*MATERIAL PROVIDED*
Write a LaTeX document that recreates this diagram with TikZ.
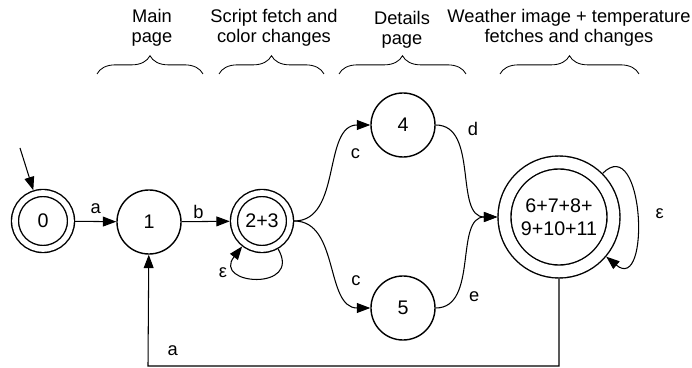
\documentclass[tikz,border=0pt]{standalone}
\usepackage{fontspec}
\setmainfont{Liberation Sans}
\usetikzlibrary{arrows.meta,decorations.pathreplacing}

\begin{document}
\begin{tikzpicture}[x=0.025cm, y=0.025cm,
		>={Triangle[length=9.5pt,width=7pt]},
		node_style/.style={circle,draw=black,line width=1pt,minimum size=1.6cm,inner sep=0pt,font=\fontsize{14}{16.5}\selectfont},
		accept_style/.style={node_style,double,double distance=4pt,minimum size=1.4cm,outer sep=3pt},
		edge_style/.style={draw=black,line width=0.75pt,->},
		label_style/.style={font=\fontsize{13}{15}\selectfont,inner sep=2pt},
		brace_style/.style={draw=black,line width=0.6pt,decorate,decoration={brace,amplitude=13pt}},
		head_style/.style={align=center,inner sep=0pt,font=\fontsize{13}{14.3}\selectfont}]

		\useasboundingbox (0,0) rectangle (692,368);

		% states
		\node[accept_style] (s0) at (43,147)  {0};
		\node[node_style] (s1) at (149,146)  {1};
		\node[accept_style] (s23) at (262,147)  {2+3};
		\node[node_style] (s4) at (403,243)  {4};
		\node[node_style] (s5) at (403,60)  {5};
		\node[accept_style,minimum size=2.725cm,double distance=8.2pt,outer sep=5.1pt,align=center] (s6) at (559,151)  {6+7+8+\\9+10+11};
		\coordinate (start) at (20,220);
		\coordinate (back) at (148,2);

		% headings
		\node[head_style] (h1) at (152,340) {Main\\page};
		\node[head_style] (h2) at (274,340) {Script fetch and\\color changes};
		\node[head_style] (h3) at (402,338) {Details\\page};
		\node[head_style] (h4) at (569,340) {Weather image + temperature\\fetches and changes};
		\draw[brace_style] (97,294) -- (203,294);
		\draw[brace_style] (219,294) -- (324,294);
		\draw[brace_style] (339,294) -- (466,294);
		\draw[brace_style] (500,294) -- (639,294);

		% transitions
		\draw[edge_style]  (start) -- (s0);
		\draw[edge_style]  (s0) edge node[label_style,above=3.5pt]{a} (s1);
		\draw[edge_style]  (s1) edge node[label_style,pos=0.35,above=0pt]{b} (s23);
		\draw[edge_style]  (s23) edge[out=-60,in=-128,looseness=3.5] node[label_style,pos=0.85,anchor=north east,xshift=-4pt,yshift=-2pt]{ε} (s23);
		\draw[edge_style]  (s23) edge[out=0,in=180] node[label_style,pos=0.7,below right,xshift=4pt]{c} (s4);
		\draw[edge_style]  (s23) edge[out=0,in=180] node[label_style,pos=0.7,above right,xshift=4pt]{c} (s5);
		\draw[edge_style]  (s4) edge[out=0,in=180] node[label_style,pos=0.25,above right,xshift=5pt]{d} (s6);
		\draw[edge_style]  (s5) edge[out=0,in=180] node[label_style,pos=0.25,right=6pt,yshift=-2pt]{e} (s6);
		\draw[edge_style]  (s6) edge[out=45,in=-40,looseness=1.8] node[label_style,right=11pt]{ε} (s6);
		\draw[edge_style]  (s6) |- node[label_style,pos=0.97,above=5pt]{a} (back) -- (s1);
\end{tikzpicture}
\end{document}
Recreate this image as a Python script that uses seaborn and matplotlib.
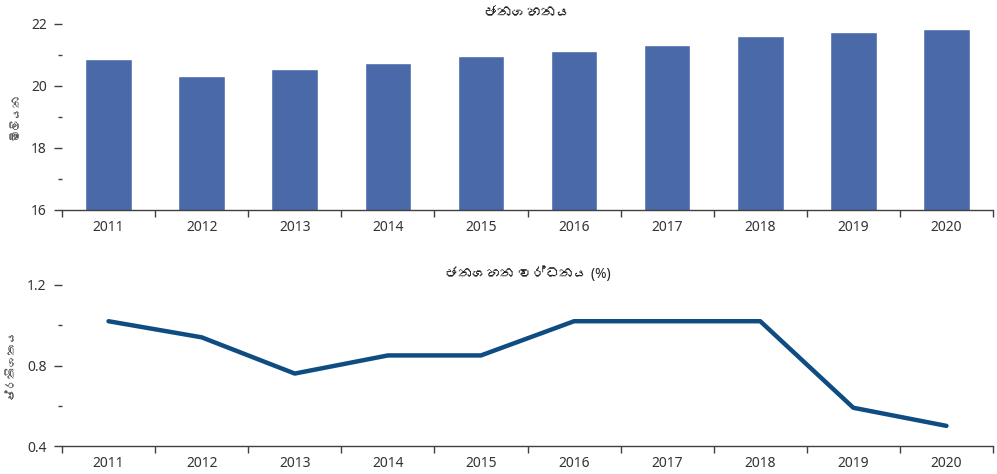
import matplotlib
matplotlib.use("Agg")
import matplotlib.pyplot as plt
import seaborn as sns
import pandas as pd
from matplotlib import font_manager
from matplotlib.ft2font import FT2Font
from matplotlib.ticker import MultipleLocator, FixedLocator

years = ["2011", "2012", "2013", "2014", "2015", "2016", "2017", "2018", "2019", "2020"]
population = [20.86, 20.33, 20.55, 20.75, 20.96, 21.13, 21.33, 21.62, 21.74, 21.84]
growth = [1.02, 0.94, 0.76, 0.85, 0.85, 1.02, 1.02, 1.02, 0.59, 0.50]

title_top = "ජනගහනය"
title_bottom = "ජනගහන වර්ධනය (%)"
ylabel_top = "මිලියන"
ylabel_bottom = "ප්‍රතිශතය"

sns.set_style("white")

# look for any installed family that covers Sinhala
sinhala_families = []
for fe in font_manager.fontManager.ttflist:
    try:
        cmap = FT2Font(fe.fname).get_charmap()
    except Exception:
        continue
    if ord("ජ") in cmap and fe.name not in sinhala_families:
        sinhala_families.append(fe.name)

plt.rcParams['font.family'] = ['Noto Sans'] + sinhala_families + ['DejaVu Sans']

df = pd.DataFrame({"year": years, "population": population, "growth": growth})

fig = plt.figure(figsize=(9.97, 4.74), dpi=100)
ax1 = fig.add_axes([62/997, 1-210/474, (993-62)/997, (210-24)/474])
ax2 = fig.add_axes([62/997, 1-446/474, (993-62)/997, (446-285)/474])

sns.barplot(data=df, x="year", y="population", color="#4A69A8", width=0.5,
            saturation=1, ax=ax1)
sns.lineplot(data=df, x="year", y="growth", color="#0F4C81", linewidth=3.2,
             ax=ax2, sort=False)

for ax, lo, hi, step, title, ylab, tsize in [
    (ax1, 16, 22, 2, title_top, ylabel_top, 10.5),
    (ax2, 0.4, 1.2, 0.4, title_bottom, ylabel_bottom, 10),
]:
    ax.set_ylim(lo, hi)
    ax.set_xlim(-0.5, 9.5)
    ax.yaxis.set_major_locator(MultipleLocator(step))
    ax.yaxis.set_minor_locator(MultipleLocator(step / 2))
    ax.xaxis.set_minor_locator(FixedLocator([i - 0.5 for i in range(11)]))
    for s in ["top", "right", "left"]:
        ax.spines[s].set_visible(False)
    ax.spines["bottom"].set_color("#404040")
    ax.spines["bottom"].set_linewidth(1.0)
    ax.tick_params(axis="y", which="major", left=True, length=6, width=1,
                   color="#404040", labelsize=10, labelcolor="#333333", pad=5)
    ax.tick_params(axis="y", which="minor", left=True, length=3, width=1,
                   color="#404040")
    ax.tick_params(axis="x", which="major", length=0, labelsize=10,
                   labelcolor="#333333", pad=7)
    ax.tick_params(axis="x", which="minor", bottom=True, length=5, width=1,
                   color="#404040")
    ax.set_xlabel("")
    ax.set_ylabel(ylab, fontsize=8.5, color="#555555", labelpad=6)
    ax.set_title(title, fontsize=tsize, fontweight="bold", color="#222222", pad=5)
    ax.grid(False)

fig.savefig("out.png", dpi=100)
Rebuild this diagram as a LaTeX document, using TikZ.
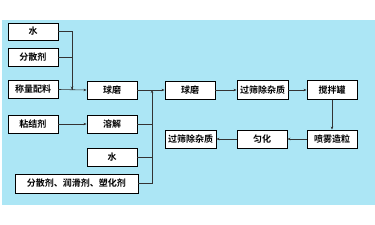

*EXERCISE BRIEF*
Leave out all images, then reproduce the entries above exactly.

*ANSWER*
Write a LaTeX document that recreates this diagram with TikZ.
\documentclass[tikz,border=0pt]{standalone}
\usepackage{fontspec}
\setmainfont{Liberation Sans}
\usetikzlibrary{arrows.meta,decorations.pathreplacing}

\begin{document}
\begin{tikzpicture}[x=0.025cm, y=0.025cm,
		>={Triangle[length=9.5pt,width=7pt]},
		node_style/.style={circle,draw=black,line width=1pt,minimum size=1.6cm,inner sep=0pt,font=\fontsize{14}{16.5}\selectfont},
		accept_style/.style={node_style,double,double distance=4pt,minimum size=1.4cm,outer sep=3pt},
		edge_style/.style={draw=black,line width=0.75pt,->},
		label_style/.style={font=\fontsize{13}{15}\selectfont,inner sep=2pt},
		brace_style/.style={draw=black,line width=0.6pt,decorate,decoration={brace,amplitude=13pt}},
		head_style/.style={align=center,inner sep=0pt,font=\fontsize{13}{14.3}\selectfont}]

		\useasboundingbox (0,0) rectangle (692,368);

		% states
		\node[accept_style] (s0) at (43,147)  {0};
		\node[node_style] (s1) at (149,146)  {1};
		\node[accept_style] (s23) at (262,147)  {2+3};
		\node[node_style] (s4) at (403,243)  {4};
		\node[node_style] (s5) at (403,60)  {5};
		\node[accept_style,minimum size=2.725cm,double distance=8.2pt,outer sep=5.1pt,align=center] (s6) at (559,151)  {6+7+8+\\9+10+11};
		\coordinate (start) at (20,220);
		\coordinate (back) at (148,2);

		% headings
		\node[head_style] (h1) at (152,340) {Main\\page};
		\node[head_style] (h2) at (274,340) {Script fetch and\\color changes};
		\node[head_style] (h3) at (402,338) {Details\\page};
		\node[head_style] (h4) at (569,340) {Weather image + temperature\\fetches and changes};
		\draw[brace_style] (97,294) -- (203,294);
		\draw[brace_style] (219,294) -- (324,294);
		\draw[brace_style] (339,294) -- (466,294);
		\draw[brace_style] (500,294) -- (639,294);

		% transitions
		\draw[edge_style]  (start) -- (s0);
		\draw[edge_style]  (s0) edge node[label_style,above=3.5pt]{a} (s1);
		\draw[edge_style]  (s1) edge node[label_style,pos=0.35,above=0pt]{b} (s23);
		\draw[edge_style]  (s23) edge[out=-60,in=-128,looseness=3.5] node[label_style,pos=0.85,anchor=north east,xshift=-4pt,yshift=-2pt]{ε} (s23);
		\draw[edge_style]  (s23) edge[out=0,in=180] node[label_style,pos=0.7,below right,xshift=4pt]{c} (s4);
		\draw[edge_style]  (s23) edge[out=0,in=180] node[label_style,pos=0.7,above right,xshift=4pt]{c} (s5);
		\draw[edge_style]  (s4) edge[out=0,in=180] node[label_style,pos=0.25,above right,xshift=5pt]{d} (s6);
		\draw[edge_style]  (s5) edge[out=0,in=180] node[label_style,pos=0.25,right=6pt,yshift=-2pt]{e} (s6);
		\draw[edge_style]  (s6) edge[out=45,in=-40,looseness=1.8] node[label_style,right=11pt]{ε} (s6);
		\draw[edge_style]  (s6) |- node[label_style,pos=0.97,above=5pt]{a} (back) -- (s1);
\end{tikzpicture}
\end{document}
Recreate this image as a Python script that uses seaborn and matplotlib.
import matplotlib
matplotlib.use("Agg")
import matplotlib.pyplot as plt
import seaborn as sns
import pandas as pd
from matplotlib import font_manager
from matplotlib.ft2font import FT2Font
from matplotlib.ticker import MultipleLocator, FixedLocator

years = ["2011", "2012", "2013", "2014", "2015", "2016", "2017", "2018", "2019", "2020"]
population = [20.86, 20.33, 20.55, 20.75, 20.96, 21.13, 21.33, 21.62, 21.74, 21.84]
growth = [1.02, 0.94, 0.76, 0.85, 0.85, 1.02, 1.02, 1.02, 0.59, 0.50]

title_top = "ජනගහනය"
title_bottom = "ජනගහන වර්ධනය (%)"
ylabel_top = "මිලියන"
ylabel_bottom = "ප්‍රතිශතය"

sns.set_style("white")

# look for any installed family that covers Sinhala
sinhala_families = []
for fe in font_manager.fontManager.ttflist:
    try:
        cmap = FT2Font(fe.fname).get_charmap()
    except Exception:
        continue
    if ord("ජ") in cmap and fe.name not in sinhala_families:
        sinhala_families.append(fe.name)

plt.rcParams['font.family'] = ['Noto Sans'] + sinhala_families + ['DejaVu Sans']

df = pd.DataFrame({"year": years, "population": population, "growth": growth})

fig = plt.figure(figsize=(9.97, 4.74), dpi=100)
ax1 = fig.add_axes([62/997, 1-210/474, (993-62)/997, (210-24)/474])
ax2 = fig.add_axes([62/997, 1-446/474, (993-62)/997, (446-285)/474])

sns.barplot(data=df, x="year", y="population", color="#4A69A8", width=0.5,
            saturation=1, ax=ax1)
sns.lineplot(data=df, x="year", y="growth", color="#0F4C81", linewidth=3.2,
             ax=ax2, sort=False)

for ax, lo, hi, step, title, ylab, tsize in [
    (ax1, 16, 22, 2, title_top, ylabel_top, 10.5),
    (ax2, 0.4, 1.2, 0.4, title_bottom, ylabel_bottom, 10),
]:
    ax.set_ylim(lo, hi)
    ax.set_xlim(-0.5, 9.5)
    ax.yaxis.set_major_locator(MultipleLocator(step))
    ax.yaxis.set_minor_locator(MultipleLocator(step / 2))
    ax.xaxis.set_minor_locator(FixedLocator([i - 0.5 for i in range(11)]))
    for s in ["top", "right", "left"]:
        ax.spines[s].set_visible(False)
    ax.spines["bottom"].set_color("#404040")
    ax.spines["bottom"].set_linewidth(1.0)
    ax.tick_params(axis="y", which="major", left=True, length=6, width=1,
                   color="#404040", labelsize=10, labelcolor="#333333", pad=5)
    ax.tick_params(axis="y", which="minor", left=True, length=3, width=1,
                   color="#404040")
    ax.tick_params(axis="x", which="major", length=0, labelsize=10,
                   labelcolor="#333333", pad=7)
    ax.tick_params(axis="x", which="minor", bottom=True, length=5, width=1,
                   color="#404040")
    ax.set_xlabel("")
    ax.set_ylabel(ylab, fontsize=8.5, color="#555555", labelpad=6)
    ax.set_title(title, fontsize=tsize, fontweight="bold", color="#222222", pad=5)
    ax.grid(False)

fig.savefig("out.png", dpi=100)
Rebuild this diagram as a LaTeX document, using TikZ.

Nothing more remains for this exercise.